Discovering humanity's origins is one of the most fascinating and frustrating of scientific pursuits. Legends abound. Speculation is rife. Evidence is hard come by and open to varying interpretions. But when speculation is founded on the evidence and interpretations are disciplined by incisive, if not always good-natured, scholarly debate, you at least have a rational framework in which to consider this awesome subject.

These two books, each in a quite different way, help one acquire such a framework.

Lucy is the name given by Donald Johanson to the ancient hominid whose 3.5 million-year-old remains he and his colleagues found in Ethiopia. It was part of a rich find that has excited anthropologists and shed much new light on human roots. But that light reveals meaning only as the forms it outlines fit into the pattern of human evolution that has been laboriously sketched over many decades.

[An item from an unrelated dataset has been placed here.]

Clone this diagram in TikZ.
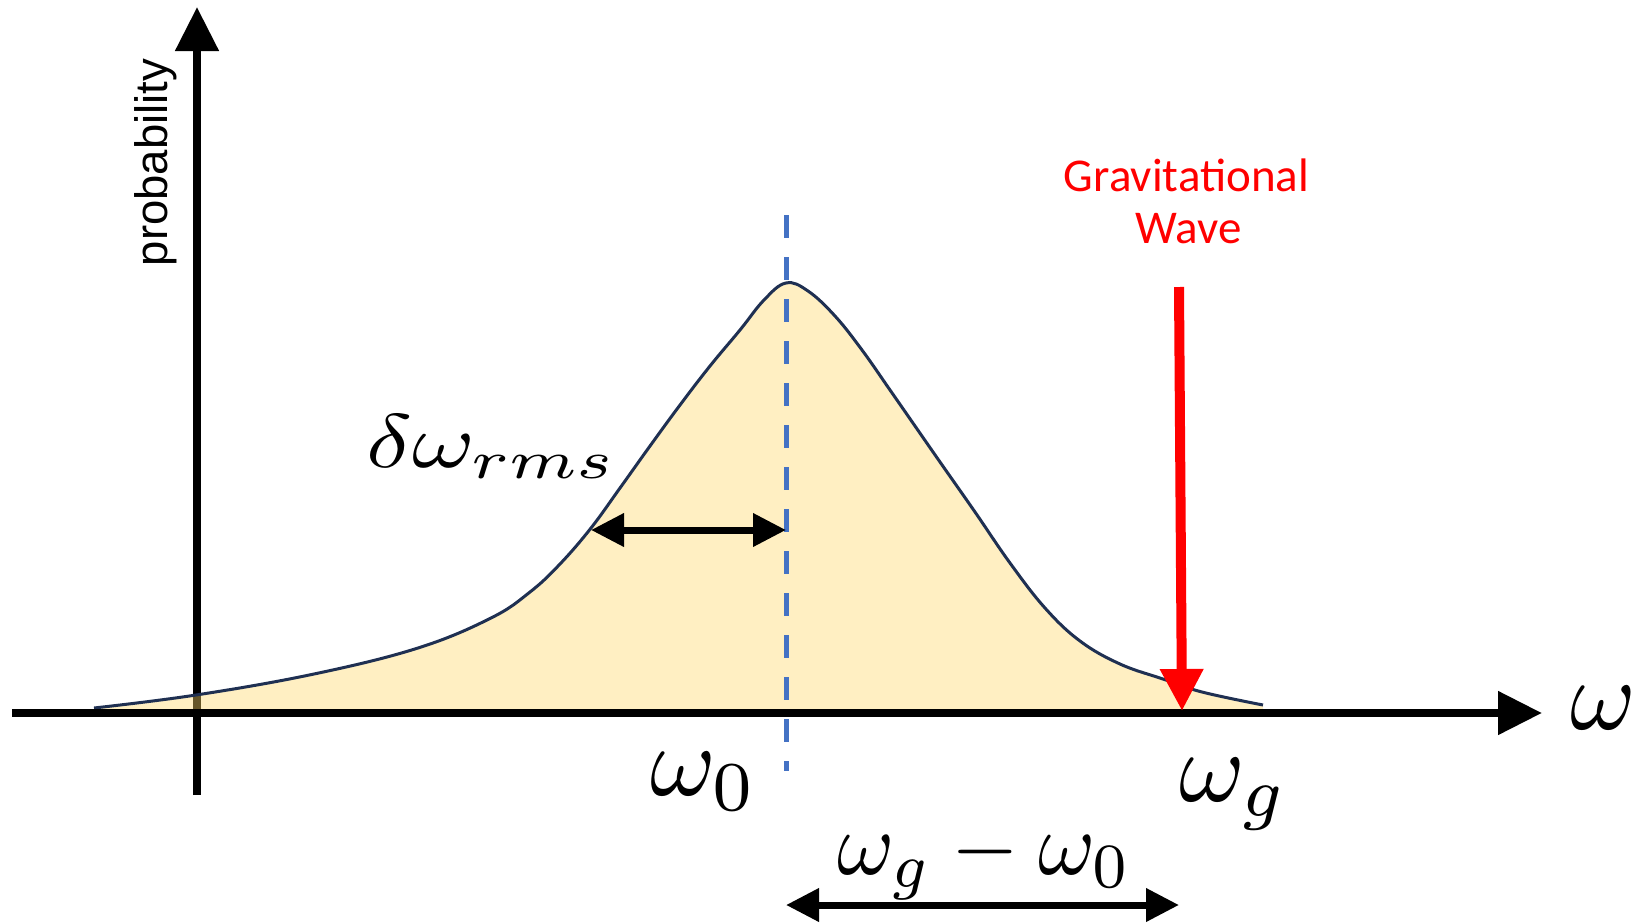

"Lucy," the book, is about this larger pattern of human emergence over the past several million years in Africa. Working with the skilled science writer Maitland Edey, Johanson takes readers into the heart of this research -- explaining its technical intricacies, conveying its adventure. The collaborative authorship has produced a text that moves with the speed and drama of a first-rate novel. After all, the thrill of discovery and the rivalries and debates of the discoverers are the stuff of which novels are made.

At the same time, readers get a solid (layman's) grounding in the science of this discovery. Some, if not all, of the interpretation and conclusions presented may fall by the way in years ahead. But the factual understanding gained will always be a useful guide in understanding the new information that is bound to continue to come to light as scientists literally dig for humanity's beginnings in Africa.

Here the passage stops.